Instruction
Give again only the lines beginning with the one that contains "Write the Plotly code for this chart." and ending with the one that contains "y_ticks = [0, 5, 10, 15, 20, 25, 30, 35, 40]"; include both of those lines.

Given data
=======
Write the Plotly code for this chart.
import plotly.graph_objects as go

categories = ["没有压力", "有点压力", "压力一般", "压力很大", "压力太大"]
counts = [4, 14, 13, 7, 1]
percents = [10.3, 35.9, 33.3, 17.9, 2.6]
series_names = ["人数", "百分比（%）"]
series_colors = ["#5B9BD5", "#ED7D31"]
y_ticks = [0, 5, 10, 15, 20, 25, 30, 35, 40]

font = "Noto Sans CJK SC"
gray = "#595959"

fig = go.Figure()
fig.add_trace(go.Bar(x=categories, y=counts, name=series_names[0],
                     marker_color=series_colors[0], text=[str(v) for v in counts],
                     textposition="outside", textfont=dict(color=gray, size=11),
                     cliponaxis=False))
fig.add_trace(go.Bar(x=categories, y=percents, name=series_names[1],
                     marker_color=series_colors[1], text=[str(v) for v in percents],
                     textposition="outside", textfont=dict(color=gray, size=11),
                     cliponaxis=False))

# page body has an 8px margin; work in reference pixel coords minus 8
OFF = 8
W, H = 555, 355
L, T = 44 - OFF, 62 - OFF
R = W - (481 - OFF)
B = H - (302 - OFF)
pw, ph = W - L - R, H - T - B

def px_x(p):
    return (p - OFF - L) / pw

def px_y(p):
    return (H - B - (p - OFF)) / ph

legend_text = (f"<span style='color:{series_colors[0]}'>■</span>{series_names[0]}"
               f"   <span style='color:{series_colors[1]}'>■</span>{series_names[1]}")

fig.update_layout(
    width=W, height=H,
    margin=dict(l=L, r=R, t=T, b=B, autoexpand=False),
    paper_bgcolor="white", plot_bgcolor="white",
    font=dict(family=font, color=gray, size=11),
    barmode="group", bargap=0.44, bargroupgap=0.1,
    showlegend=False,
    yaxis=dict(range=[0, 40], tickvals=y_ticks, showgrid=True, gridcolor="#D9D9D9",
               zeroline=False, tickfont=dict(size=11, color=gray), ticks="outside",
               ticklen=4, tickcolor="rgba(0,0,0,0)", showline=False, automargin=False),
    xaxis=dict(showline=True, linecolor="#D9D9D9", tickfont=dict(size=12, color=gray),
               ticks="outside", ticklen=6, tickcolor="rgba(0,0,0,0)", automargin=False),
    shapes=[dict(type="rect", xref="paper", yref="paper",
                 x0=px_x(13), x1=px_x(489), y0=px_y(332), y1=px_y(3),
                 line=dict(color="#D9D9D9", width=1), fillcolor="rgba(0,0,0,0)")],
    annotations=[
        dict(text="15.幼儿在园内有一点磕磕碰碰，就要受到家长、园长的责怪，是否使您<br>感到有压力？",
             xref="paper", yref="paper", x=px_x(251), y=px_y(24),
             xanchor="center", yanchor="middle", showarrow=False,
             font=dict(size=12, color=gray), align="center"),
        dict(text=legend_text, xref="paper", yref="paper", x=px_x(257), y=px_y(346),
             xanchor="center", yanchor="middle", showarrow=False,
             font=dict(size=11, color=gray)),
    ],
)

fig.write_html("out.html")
=======
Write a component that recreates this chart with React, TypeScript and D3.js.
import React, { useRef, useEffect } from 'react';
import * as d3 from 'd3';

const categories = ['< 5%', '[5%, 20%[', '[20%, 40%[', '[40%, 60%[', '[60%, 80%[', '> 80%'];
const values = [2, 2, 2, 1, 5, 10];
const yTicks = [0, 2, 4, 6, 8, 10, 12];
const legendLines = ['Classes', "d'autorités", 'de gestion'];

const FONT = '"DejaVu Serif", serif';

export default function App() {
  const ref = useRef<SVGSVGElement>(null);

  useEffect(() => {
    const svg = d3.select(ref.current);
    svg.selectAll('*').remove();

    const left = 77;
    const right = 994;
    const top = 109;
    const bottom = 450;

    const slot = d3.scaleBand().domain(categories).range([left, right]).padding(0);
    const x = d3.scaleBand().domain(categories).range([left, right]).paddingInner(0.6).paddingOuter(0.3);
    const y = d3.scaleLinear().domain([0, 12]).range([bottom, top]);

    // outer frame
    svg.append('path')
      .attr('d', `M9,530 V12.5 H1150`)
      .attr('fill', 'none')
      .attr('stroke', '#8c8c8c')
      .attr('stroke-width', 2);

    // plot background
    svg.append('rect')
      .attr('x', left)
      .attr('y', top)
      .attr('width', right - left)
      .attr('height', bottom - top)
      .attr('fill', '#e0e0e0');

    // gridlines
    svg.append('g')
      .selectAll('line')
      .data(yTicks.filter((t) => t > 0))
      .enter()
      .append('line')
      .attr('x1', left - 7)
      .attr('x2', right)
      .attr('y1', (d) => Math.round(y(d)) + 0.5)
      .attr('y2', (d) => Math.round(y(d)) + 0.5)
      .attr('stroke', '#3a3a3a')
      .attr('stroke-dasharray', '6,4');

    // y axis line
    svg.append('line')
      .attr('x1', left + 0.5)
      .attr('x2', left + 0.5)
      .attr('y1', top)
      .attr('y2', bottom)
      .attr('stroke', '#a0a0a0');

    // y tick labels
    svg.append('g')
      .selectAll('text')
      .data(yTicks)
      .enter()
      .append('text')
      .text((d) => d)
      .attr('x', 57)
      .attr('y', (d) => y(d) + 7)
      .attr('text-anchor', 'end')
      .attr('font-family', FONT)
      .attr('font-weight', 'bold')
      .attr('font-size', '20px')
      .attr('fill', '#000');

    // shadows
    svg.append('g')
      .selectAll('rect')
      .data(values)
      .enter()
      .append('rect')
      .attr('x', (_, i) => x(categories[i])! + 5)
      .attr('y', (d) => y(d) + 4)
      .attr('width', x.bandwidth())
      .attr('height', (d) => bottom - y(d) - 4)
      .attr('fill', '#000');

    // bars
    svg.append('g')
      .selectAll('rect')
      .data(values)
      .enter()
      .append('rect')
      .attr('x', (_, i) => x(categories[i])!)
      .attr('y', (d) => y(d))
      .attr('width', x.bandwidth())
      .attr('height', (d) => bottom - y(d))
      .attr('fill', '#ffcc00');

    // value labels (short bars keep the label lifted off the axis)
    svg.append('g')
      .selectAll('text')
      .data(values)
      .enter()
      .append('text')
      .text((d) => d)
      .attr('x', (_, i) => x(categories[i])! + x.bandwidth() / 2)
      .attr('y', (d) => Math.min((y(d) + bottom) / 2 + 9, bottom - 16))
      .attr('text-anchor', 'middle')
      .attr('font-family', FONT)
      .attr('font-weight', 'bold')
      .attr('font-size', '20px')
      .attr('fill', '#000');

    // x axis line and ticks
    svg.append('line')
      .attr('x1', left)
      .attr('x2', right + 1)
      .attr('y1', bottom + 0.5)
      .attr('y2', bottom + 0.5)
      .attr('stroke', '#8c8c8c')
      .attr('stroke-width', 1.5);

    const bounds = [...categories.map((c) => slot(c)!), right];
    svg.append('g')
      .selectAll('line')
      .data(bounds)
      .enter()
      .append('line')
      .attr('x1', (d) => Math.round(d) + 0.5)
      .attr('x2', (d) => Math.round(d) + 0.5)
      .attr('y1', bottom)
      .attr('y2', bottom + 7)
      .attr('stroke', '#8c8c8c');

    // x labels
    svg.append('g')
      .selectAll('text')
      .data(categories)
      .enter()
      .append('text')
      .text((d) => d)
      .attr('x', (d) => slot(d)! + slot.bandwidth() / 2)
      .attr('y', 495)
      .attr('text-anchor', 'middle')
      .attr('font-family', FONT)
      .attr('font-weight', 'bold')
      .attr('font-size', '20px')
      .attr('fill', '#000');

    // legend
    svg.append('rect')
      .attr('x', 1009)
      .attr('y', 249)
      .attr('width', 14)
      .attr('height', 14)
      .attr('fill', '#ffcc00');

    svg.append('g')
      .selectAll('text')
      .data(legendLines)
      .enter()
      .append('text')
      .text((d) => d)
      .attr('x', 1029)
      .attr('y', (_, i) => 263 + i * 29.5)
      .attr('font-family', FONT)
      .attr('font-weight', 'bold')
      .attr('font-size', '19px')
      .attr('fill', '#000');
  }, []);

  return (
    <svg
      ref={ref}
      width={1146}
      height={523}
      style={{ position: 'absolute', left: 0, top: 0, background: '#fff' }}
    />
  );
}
=======
Reply to the exercise
Write the Plotly code for this chart.
import plotly.graph_objects as go

categories = ["没有压力", "有点压力", "压力一般", "压力很大", "压力太大"]
counts = [4, 14, 13, 7, 1]
percents = [10.3, 35.9, 33.3, 17.9, 2.6]
series_names = ["人数", "百分比（%）"]
series_colors = ["#5B9BD5", "#ED7D31"]
y_ticks = [0, 5, 10, 15, 20, 25, 30, 35, 40]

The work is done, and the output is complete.